A Labour shadow minister has let slip a desire to reverse Brexit and take Britain back into the European Union's common market.
Asked if the UK could ever return to the single market, she said: "I hope so!"
"I really hope so, because that is the way in which... customs union and single market at the very least I think," McMorrin said. "In the future I hope we will return to that. But at the moment there is not really the scope for having that conversation."
The shadow minister said that if Labour could break its 12-year electoral duck and return to government, "there may be some scope then to re-negotiate" with Brussels — hinting at a full return to the European bloc.
A Labour spokesman distance the party from McMorrin's comments, saying its position was "clear" that "we need a strong relationship with EU partners but that does not involve membership of the customs union or the single market."
"I hope, eventually, that we will get back into the single market and customs union, and who knows in the future," speculated McMorrin.

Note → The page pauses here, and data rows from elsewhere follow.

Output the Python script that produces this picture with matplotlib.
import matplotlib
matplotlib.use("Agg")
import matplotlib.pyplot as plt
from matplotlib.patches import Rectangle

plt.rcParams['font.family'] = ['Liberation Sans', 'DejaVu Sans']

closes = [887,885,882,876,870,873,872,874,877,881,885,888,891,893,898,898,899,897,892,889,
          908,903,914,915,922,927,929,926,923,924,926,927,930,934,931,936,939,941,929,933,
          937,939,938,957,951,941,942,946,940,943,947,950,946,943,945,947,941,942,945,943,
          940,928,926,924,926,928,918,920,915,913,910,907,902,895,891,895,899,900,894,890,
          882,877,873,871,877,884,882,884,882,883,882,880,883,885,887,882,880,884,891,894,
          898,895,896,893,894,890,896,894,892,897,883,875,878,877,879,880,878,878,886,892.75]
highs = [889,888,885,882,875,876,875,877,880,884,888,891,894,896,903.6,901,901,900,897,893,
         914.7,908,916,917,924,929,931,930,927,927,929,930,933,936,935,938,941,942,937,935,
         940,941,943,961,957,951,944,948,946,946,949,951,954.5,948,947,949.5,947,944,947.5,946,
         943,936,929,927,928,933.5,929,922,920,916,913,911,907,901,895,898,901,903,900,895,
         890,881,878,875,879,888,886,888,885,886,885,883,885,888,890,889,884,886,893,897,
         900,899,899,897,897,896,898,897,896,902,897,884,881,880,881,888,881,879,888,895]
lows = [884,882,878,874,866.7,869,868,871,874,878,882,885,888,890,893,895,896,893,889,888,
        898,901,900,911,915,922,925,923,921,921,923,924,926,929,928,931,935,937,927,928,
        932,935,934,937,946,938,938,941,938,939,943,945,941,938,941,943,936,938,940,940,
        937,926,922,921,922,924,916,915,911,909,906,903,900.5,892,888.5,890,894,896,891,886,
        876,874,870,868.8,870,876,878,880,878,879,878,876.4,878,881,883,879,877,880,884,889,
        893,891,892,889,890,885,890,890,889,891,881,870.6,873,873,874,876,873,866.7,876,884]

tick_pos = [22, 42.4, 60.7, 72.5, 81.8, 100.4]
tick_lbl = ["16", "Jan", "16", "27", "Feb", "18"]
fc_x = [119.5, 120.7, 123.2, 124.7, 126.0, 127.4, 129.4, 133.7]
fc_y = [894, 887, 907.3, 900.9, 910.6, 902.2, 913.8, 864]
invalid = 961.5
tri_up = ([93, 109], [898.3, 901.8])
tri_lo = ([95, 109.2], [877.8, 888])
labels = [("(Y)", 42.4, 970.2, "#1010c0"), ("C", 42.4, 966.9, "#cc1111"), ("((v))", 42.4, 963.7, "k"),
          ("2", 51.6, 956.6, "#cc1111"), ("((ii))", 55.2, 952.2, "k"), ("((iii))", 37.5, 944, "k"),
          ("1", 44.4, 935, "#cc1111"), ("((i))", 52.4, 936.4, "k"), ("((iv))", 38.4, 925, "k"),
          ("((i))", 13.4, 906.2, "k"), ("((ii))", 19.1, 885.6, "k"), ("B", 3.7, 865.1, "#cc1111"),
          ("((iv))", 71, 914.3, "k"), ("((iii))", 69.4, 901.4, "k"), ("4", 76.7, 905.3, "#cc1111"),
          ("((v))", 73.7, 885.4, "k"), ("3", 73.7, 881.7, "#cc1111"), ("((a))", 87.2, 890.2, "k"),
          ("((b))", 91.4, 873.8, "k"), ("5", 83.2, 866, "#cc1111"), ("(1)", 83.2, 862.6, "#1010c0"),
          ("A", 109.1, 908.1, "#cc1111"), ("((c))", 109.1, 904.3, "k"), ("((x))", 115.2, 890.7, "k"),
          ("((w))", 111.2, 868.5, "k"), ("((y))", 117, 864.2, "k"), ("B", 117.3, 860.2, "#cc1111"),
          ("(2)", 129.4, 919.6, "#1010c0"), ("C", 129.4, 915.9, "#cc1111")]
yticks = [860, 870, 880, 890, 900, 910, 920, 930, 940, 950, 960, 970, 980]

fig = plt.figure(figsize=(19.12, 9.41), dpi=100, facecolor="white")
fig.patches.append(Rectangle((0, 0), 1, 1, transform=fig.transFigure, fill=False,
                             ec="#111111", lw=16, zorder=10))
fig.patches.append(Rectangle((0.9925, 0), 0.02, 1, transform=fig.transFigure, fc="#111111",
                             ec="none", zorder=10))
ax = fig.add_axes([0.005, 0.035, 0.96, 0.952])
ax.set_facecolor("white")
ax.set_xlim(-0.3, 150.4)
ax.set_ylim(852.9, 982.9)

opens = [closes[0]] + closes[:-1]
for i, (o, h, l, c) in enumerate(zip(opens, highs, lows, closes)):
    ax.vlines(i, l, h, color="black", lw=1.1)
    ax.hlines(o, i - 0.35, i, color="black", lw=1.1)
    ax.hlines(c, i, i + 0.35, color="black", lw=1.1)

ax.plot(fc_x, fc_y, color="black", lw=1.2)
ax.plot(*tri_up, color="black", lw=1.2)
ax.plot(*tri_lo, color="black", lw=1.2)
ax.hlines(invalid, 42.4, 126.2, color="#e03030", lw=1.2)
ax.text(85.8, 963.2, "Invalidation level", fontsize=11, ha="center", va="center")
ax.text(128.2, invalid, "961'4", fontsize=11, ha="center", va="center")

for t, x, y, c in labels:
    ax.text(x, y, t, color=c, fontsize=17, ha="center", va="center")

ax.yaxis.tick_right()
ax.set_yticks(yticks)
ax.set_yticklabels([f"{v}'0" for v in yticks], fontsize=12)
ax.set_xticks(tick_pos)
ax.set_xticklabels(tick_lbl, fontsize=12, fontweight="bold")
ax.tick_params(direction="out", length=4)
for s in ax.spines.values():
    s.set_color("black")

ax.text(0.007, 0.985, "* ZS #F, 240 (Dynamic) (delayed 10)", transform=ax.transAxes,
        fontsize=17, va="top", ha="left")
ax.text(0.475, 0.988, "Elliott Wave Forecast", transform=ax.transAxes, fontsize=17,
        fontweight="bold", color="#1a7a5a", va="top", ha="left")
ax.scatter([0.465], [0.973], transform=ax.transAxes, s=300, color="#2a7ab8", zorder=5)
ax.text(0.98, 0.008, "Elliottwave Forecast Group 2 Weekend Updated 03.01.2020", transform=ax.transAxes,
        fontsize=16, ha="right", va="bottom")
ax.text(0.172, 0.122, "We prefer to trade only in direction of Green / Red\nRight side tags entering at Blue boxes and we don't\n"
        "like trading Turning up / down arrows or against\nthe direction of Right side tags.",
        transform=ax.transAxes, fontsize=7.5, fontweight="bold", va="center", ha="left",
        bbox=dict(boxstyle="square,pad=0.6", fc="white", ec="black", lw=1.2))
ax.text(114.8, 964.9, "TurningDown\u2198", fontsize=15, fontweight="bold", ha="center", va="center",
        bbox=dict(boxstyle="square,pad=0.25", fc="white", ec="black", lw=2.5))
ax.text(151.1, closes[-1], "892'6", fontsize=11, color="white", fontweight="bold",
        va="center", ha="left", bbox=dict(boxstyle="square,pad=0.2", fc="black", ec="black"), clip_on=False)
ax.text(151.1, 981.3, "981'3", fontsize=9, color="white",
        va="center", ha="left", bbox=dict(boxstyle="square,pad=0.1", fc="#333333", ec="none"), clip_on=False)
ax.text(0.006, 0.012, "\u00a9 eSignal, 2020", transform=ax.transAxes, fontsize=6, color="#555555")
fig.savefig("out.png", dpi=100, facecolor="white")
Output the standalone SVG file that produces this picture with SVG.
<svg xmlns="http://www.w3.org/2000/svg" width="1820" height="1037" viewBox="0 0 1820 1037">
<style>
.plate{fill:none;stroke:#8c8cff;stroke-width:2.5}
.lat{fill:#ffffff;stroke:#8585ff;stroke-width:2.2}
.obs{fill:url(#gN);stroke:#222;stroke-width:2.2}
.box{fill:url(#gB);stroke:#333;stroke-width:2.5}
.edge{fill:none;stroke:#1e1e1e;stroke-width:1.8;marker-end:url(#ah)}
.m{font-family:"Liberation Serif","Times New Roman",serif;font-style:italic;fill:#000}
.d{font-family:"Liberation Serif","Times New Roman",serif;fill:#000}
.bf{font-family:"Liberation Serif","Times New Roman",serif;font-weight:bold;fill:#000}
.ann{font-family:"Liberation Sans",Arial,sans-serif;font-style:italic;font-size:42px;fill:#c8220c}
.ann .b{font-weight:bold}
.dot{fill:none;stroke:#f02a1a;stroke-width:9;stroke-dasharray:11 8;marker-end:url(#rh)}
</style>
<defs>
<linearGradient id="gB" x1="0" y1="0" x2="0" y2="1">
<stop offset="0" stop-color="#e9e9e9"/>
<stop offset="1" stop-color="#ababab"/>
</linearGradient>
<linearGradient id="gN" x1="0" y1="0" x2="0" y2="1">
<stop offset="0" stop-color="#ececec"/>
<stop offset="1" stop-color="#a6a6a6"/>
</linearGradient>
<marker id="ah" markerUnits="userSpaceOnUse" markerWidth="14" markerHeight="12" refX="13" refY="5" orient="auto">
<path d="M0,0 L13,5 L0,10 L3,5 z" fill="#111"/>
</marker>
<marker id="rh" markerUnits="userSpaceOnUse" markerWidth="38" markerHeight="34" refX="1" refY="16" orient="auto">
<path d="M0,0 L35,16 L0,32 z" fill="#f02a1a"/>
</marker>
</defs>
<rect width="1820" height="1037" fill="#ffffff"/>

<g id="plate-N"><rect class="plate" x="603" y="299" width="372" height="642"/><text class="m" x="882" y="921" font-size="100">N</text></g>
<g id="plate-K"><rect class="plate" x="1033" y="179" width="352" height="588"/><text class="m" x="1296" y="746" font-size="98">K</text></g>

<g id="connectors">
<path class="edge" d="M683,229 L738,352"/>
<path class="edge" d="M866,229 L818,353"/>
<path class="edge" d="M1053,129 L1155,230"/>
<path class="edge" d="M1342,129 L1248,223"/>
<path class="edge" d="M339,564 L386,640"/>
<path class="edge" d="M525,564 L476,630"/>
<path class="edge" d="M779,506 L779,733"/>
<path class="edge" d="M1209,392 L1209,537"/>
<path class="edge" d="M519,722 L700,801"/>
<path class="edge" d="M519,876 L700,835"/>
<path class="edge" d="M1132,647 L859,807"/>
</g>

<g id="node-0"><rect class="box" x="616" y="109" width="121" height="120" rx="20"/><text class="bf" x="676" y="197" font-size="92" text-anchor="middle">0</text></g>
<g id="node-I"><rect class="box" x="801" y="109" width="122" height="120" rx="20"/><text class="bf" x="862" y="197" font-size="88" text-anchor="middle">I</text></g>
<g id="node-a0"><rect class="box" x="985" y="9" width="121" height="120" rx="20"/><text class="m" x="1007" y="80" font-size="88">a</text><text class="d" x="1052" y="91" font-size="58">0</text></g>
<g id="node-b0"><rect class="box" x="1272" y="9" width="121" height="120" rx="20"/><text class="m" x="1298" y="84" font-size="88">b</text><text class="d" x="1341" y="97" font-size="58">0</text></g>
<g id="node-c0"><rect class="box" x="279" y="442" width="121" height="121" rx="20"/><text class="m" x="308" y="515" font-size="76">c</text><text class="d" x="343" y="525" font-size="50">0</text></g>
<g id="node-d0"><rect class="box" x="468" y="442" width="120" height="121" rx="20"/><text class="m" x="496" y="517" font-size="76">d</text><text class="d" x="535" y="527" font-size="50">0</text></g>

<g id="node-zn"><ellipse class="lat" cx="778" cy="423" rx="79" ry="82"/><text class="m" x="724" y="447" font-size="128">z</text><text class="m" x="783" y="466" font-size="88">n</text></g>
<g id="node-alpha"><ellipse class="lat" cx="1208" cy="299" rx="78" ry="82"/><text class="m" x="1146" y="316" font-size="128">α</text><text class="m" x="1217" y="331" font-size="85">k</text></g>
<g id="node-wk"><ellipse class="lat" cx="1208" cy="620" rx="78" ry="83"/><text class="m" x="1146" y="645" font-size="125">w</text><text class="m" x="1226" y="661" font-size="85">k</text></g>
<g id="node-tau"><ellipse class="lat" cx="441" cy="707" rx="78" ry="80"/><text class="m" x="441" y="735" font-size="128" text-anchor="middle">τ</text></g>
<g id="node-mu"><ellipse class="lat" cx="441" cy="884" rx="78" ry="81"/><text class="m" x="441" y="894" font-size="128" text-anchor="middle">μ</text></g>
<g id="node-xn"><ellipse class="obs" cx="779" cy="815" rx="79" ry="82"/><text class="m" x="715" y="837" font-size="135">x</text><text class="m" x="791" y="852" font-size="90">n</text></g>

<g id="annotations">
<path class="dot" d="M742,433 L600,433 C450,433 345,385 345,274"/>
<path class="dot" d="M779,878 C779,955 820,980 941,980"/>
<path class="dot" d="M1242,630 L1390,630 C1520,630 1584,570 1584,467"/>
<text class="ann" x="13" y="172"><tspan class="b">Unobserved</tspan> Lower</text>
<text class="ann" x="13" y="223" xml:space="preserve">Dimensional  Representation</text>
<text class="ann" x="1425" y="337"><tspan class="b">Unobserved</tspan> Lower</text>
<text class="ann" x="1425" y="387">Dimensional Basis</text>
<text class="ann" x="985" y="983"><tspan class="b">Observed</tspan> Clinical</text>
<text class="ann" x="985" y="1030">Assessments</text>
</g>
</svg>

But a junior government minister accused the opposition of taking the electorate for fools.
"Sir Keir said there wasn’t scope for major renegotiation, now Labour are plotting to rejoin in all but name," Home Office minister Tom Pursglove said. "That would mean open-door immigration and Parliament being overruled by Brussels."
Undermining McMorrin's argument, the Office for National Statistics reported on Tuesday that Britain's "EU exports have increased for the third consecutive month in April 2022 and are at the highest levels since records began."
Labour leader Sir Keir Starmer's stance since taking over from his predecessor Jeremy Corbyn has been to respect the 2016 Brexit vote.
But that is a U-turn from the line Starmer took as Corbyn' shadow Brexit secretary just two months before the 2019 general election, when he backed a resolution by the Labour Party conference to demand a re-run of the referendum and vowed to campaign to remain in the EU.
Prime Minister Boris Johnson led the Conservative Party to a landslide victory in that election with the simple slogan "get Brexit done", winning some 50 formerly-safe Labour seats in the northern 'Red Wall' constituencies.